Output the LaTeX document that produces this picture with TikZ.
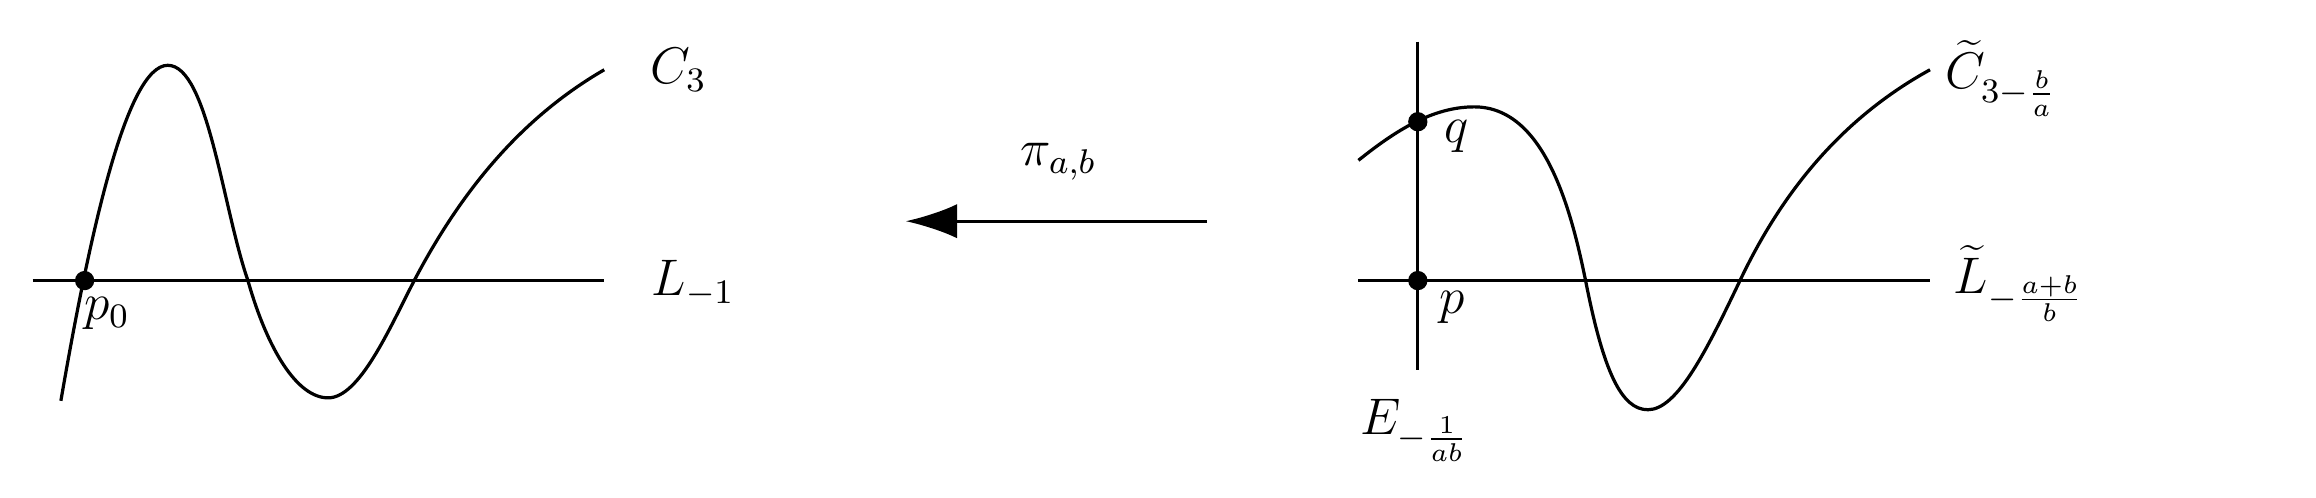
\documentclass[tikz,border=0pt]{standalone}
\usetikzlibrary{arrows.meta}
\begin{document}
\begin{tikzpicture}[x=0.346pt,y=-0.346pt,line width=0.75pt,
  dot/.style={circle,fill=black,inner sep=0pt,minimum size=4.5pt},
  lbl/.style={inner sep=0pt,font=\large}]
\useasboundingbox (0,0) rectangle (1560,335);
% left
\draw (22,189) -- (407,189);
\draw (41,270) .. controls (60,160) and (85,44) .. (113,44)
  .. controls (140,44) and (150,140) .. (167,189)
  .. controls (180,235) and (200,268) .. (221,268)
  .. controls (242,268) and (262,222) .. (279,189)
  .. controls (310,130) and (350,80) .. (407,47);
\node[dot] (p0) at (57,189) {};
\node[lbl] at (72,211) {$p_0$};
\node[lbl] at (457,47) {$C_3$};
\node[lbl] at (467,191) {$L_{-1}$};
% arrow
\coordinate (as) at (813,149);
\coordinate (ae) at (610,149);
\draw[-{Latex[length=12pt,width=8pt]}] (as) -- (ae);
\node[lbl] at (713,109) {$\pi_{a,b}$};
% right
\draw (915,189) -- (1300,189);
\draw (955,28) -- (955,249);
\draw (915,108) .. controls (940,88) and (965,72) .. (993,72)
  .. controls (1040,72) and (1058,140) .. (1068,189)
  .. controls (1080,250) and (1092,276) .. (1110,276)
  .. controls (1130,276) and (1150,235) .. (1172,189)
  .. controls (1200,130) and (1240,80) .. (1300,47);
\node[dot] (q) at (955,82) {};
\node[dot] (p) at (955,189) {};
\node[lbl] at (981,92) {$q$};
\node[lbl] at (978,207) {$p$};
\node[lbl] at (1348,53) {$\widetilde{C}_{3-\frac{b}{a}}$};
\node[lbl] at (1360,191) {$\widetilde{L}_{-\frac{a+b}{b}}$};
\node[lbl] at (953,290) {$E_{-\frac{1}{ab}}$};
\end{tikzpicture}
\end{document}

☆ ☆ ☆ ☆

— EXERCISE INSTRUCTIONS —
Omit each picture, then return all of the listing exactly as it stands.

— THE RESULT —
Output the LaTeX document that produces this picture with TikZ.
\documentclass[tikz,border=0pt]{standalone}
\usetikzlibrary{arrows.meta}
\begin{document}
\begin{tikzpicture}[x=0.346pt,y=-0.346pt,line width=0.75pt,
  dot/.style={circle,fill=black,inner sep=0pt,minimum size=4.5pt},
  lbl/.style={inner sep=0pt,font=\large}]
\useasboundingbox (0,0) rectangle (1560,335);
% left
\draw (22,189) -- (407,189);
\draw (41,270) .. controls (60,160) and (85,44) .. (113,44)
  .. controls (140,44) and (150,140) .. (167,189)
  .. controls (180,235) and (200,268) .. (221,268)
  .. controls (242,268) and (262,222) .. (279,189)
  .. controls (310,130) and (350,80) .. (407,47);
\node[dot] (p0) at (57,189) {};
\node[lbl] at (72,211) {$p_0$};
\node[lbl] at (457,47) {$C_3$};
\node[lbl] at (467,191) {$L_{-1}$};
% arrow
\coordinate (as) at (813,149);
\coordinate (ae) at (610,149);
\draw[-{Latex[length=12pt,width=8pt]}] (as) -- (ae);
\node[lbl] at (713,109) {$\pi_{a,b}$};
% right
\draw (915,189) -- (1300,189);
\draw (955,28) -- (955,249);
\draw (915,108) .. controls (940,88) and (965,72) .. (993,72)
  .. controls (1040,72) and (1058,140) .. (1068,189)
  .. controls (1080,250) and (1092,276) .. (1110,276)
  .. controls (1130,276) and (1150,235) .. (1172,189)
  .. controls (1200,130) and (1240,80) .. (1300,47);
\node[dot] (q) at (955,82) {};
\node[dot] (p) at (955,189) {};
\node[lbl] at (981,92) {$q$};
\node[lbl] at (978,207) {$p$};
\node[lbl] at (1348,53) {$\widetilde{C}_{3-\frac{b}{a}}$};
\node[lbl] at (1360,191) {$\widetilde{L}_{-\frac{a+b}{b}}$};
\node[lbl] at (953,290) {$E_{-\frac{1}{ab}}$};
\end{tikzpicture}
\end{document}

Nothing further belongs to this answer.